## PROBLEM DESCRIPTION:
Repeat everything from the first line of the listing below through the line that contains "return ('%g' % v).replace('.', ',')", exactly. Leave out pictures.

## DATASET EXTRACT:
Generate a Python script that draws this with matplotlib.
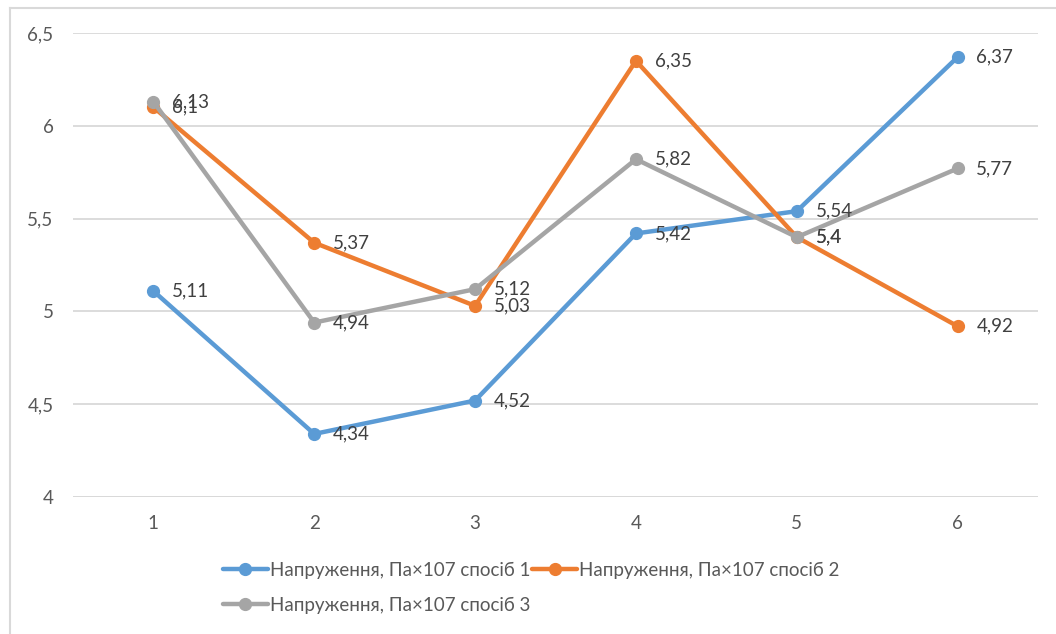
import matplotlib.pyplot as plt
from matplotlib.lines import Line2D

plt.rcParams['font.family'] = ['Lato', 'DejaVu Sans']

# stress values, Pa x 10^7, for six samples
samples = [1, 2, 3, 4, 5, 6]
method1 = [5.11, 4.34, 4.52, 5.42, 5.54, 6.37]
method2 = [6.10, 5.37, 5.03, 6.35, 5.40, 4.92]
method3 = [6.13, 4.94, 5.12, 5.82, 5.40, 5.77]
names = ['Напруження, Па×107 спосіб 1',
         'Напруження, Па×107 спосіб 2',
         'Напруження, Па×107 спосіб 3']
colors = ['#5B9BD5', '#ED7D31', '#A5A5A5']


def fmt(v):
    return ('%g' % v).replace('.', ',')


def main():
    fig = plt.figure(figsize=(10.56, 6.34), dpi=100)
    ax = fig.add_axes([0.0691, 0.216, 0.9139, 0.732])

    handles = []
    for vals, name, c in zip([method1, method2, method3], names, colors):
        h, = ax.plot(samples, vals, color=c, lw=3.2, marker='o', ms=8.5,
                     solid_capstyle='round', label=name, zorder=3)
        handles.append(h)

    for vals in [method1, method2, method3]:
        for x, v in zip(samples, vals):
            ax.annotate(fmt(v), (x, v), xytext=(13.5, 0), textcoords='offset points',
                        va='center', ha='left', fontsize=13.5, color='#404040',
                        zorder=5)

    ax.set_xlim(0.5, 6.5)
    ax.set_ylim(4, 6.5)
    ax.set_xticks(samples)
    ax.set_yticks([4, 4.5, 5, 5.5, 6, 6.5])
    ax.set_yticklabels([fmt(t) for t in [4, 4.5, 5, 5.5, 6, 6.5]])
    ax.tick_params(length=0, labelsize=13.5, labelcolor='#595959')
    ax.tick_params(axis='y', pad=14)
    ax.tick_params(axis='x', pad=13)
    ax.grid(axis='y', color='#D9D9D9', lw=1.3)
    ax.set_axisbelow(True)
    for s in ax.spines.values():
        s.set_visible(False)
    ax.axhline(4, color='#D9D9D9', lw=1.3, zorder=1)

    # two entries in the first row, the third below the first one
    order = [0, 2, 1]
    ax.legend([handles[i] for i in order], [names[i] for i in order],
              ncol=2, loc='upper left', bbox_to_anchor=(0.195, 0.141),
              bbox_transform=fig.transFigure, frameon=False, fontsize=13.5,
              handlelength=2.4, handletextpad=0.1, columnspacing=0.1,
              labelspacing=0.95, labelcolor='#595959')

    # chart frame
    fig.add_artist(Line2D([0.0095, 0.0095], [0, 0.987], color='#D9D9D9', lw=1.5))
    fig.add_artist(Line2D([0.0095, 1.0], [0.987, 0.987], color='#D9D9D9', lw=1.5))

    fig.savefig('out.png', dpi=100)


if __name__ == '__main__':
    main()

## FULL ANSWER:
Generate a Python script that draws this with matplotlib.
import matplotlib.pyplot as plt
from matplotlib.lines import Line2D

plt.rcParams['font.family'] = ['Lato', 'DejaVu Sans']

# stress values, Pa x 10^7, for six samples
samples = [1, 2, 3, 4, 5, 6]
method1 = [5.11, 4.34, 4.52, 5.42, 5.54, 6.37]
method2 = [6.10, 5.37, 5.03, 6.35, 5.40, 4.92]
method3 = [6.13, 4.94, 5.12, 5.82, 5.40, 5.77]
names = ['Напруження, Па×107 спосіб 1',
         'Напруження, Па×107 спосіб 2',
         'Напруження, Па×107 спосіб 3']
colors = ['#5B9BD5', '#ED7D31', '#A5A5A5']


def fmt(v):
    return ('%g' % v).replace('.', ',')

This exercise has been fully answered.